More than twenty years ago, I had an experience with two very different leaders. Those experiences have dramatically shaped my own view of leadership. In the end, they represent two very different styles, leading to two very different results.
One evening in 1988, my business partner and I had dinner with one of the most prominent pastors in America. He’s not so well known now, but at the time he was at the top of his game.
His name was a household word. He had enjoyed a string of bestsellers and one of the largest viewing audience of any TV evangelist. We were there to talk about the prospect of publishing his next book.
He was his usual charming self at dinner. For about forty-five minutes he regaled us with stories of his children, his grandchildren, his new house, the growth of his ministry and influence, etc. Never once did he ask us about our lives, our families, or our business. We got the distinct sense that this was merely another speech, masquerading as a conversation.
Finally, he came up for air. Seeming a bit embarrassed that he had waxed on and on about himself, he said, “I’m sorry, enough about me …”
For a nano-second, we felt a spark of hope. It was quickly extinguished when—without taking a breath—he continued: “Let’s talk about my book.”
In the ten years I was in a business relationship with this author, I don’t recall him ever asking me a single question. At the end of our association, he didn’t know me any better than he did the first day we met.
Contrast this with another meeting I had in 1983. At the time, I was working for Word Books, a company that Thomas Nelson later acquired. I was an acquistions editor. My boss, Ernie Owen, was a master at author relations. He rightly believed that this was the cornerstone of any successful publishing program.
As part of my training, he sent me to Anchorage, Alaska to attend the Billy Graham Crusade. He thought it would be good for us to support Mr. Graham in this way since we were his exclusive publisher.
I was 28-years-old. I had never met anyone as famous as Mr. Graham, and I was nervous as I could possibly be. I spent the long plane ride from Dallas to Anchorage writing out a set of questions I intended to ask Mr. Graham when we met.
I arrived at the arena where Mr. Graham was scheduled to speak about an hour before the program was to begin. My palms were sweating. My mouth was dry. But I was eager to meet this great man of God, counting it an extraordinary privilege to meet such a living legend.
One of his aides ushered me back to the “Green Room”—the special preparation room where speakers wait until it is their turn to speak. When I walked into the room, Mr. Graham was the only one there. He immediately stood up, smiled, and extended his hand, “Hi, Michael, my name is Billy.” (As if I didn’t know.)
He invited me to sit down and visit with him. I pulled out my day planner with my list of questions. I never got to ask a single one.
Mr. Graham pummeled me with questions. He asked about my upbringing, my family, and my business. He asked me about my relationship with Christ.
These were not the questions of an interrogator but a friend. He laughed easily, and followed up every answer with another query—before I could turn the tables. He never took his eyes off me. He was totally present.

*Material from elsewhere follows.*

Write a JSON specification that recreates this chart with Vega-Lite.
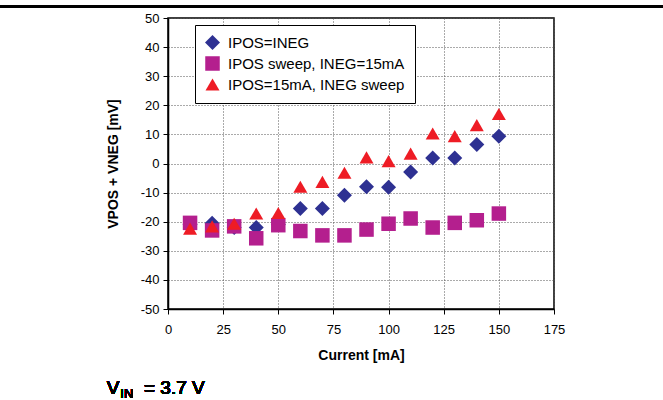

I left feeling known and validated. I was on cloud nine. In 20 minutes, he had an impact on me that would forever change the way I think about leadership. I remember thinking, If I am ever in a position of leadership, that’s the kind of person I want to be!
Two leaders. Two styles. Two very different outcomes. The first one is essentially washed up. He essentially has no influence today. Meanwhile, at age 92, Mr. Graham has left a legacy—not only in the lives of the millions he has touched, but in my heart. The legend lives on.
Question: What kind of leader are you? Is it all about you or is it all about them?